7
Федор тоже ехал.
С того места, где его высадили, он сначала шел пешком, время от времени оборачиваясь на шум машины, «голосовал», но каждый раз напрасно — автомобили проносились мимо него, как мимо столба.
Подобрал Федора армейский вездеход.
Сейчас Федор из высокой просторной кабины снова и снова обводил взглядом совсем отогревшиеся, стушеванные белесоватой дымкой бугры, светлые лоскутные поля, далекий лес, в котором каждая видная снаружи вырубка похожа на щербинку.
Он заметил, что шофер — молодой солдат в лихо надвинутой на брови пилотке — старается не смотреть на него, но, не выдержав, смотрит, как бы интересуясь, почему Федору не сидится спокойно.

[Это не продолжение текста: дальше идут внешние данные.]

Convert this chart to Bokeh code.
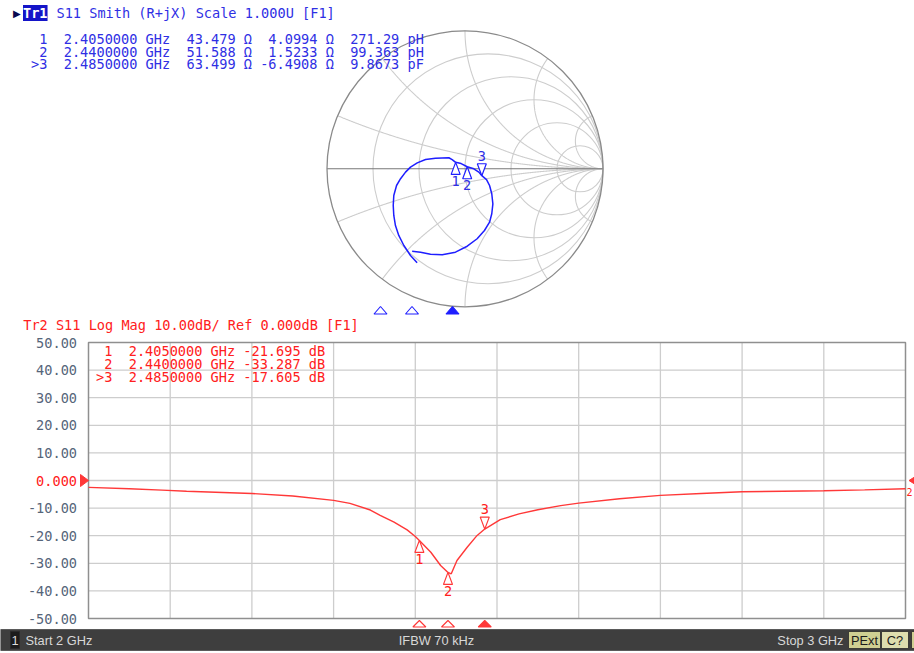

— По земле соскучился… — пояснил наконец Федор. — По полгода в море. Тебе много еще служить?
— Только присягу принял.
— А я, брат, четыре годика отслужил. На подводной лодке. На атомной.
— Говорят, там лысеют.
— Везде лысеют.
Увидел впереди поворотный знак: «Грачевка 3,5 км». От него круто шла на подъем, к березняку, грунтовая дорога.
— Мне прямо… — сказал солдат.
— Ты меня довези, — проговорил Федор. — Понимаешь, там парень лежит, ему восемнадцать лет. Вот в этой дамской сумочке я ему, может быть, жизнь везу.
Солдат удивленно взглянул на него, уже вращая руль, сворачивая на проселок, сказал:
— Нам запрещают возить гражданских.
— А я, между прочим, лейтенант, — успокоил его Федор. — Лейтенант запаса.
За березняком широко распахнулись окаймленные лесами поля. В самой середине простора, в низине, курчавились вербы, стоящие вперемежку с избами.
Федор догадался: это Грачевка…
Деревня как деревня. Вот блеснул зеленоватый, зацветший пруд, за ним открылась безлюдная улица, притихшие, будто сморенные сном, дома. Яблоневые сады. А вот старушка, можно подумать, единственная живая душа, на вопрос Федора отвечает певучим древним голосом:
— Энтая вон изба, дым над трубой…
Федор, помахав солдату на прощанье, толкнул калитку. На крыльцо вышла женщина, настороженно сощурилась на Федора. Вдруг вздрогнула, сцепила руки на груди, и Федор понял: заметила сумочку Ани.
— С Аней все в порядке, — торопливо сказал Федор. — Здравствуйте. Вы, наверно, Анастасия Васильевна…
— Она, она, — кивнула Настасья. — Сумочку-то я вижу, а сама Анютка где?
— Все в порядке, — повторил Федор. — Следом едет.
— Господи… — вздохнула Настасья. — Всю ночь перед глазами стояла девка-то. А я реву, думаю, дура, зачем ее отпустила на ночь глядя? Неизвестно куда…
— Молодец она, достала, — сказал Федор. — Как Саша?
— Живой. Вроде знобит его. Я печку затопила… Идемте в избу-то.
Она, открыв дверь, пропустила Федора вперед. Теплый стоялый воздух и запах медикаментов заставили Федора остановиться у порога, к тому же в примолкшей избе стоял полусумрак, и надо было к нему привыкнуть.
— Сашенька! — протянула Настасья. — Сашенька, к нам добрый человек приехал, лекарство тебе привез.
Федор услышал: скрипнула кровать. Потом он рассмотрел лицо Саши, темное, заостренное.
Какое-то время Федор стоял, охваченный слабостью, но он знал, что это пройдет — это тело его, здоровое и сильное, требовало бегства. Федор сделал вид, что его заинтересовал старый самовар, стоявший на столе слева, — медный, помятый самовар.
— У меня друг коллекционирует, — сказал он.
— А вы его заберите, коли надо, — опечаленно отозвалась Настасья, видимо угадавшая состояние Федора. — Выбросить жалко, а если надо…
Наконец Федор прошел к кровати, сел на табуретку и уже без страха посмотрел на Сашу, которому, казалось, снился хороший сон — губы его, ниточкой обозначенные на исхудавшем лице, коротко вздрагивали, пытаясь изогнуться в улыбке.
Федор сидел и внушал себе, что он не однажды видел такие изможденные лица, только на тех вместо яркой болезненной желтизны проступала бледность. Да, Федор, старпом рыболовного траулера, не раз клал руку на такой сильно обтянутый лоб, и все же то было совсем другое — там, в кубрике, подбадривал матроса, обычно новичка, впервые застигнутого морской болезнью.
— Жарко, Саша? — спросил Федор, легонько коснувшись плеча паренька. — Такая жара только в Африке стоит. Слоны от нее падают, сам видел…
Глаза Саши подергались под веками, долго силились открыться, но так и остались, будто придавленные невидимым грузом.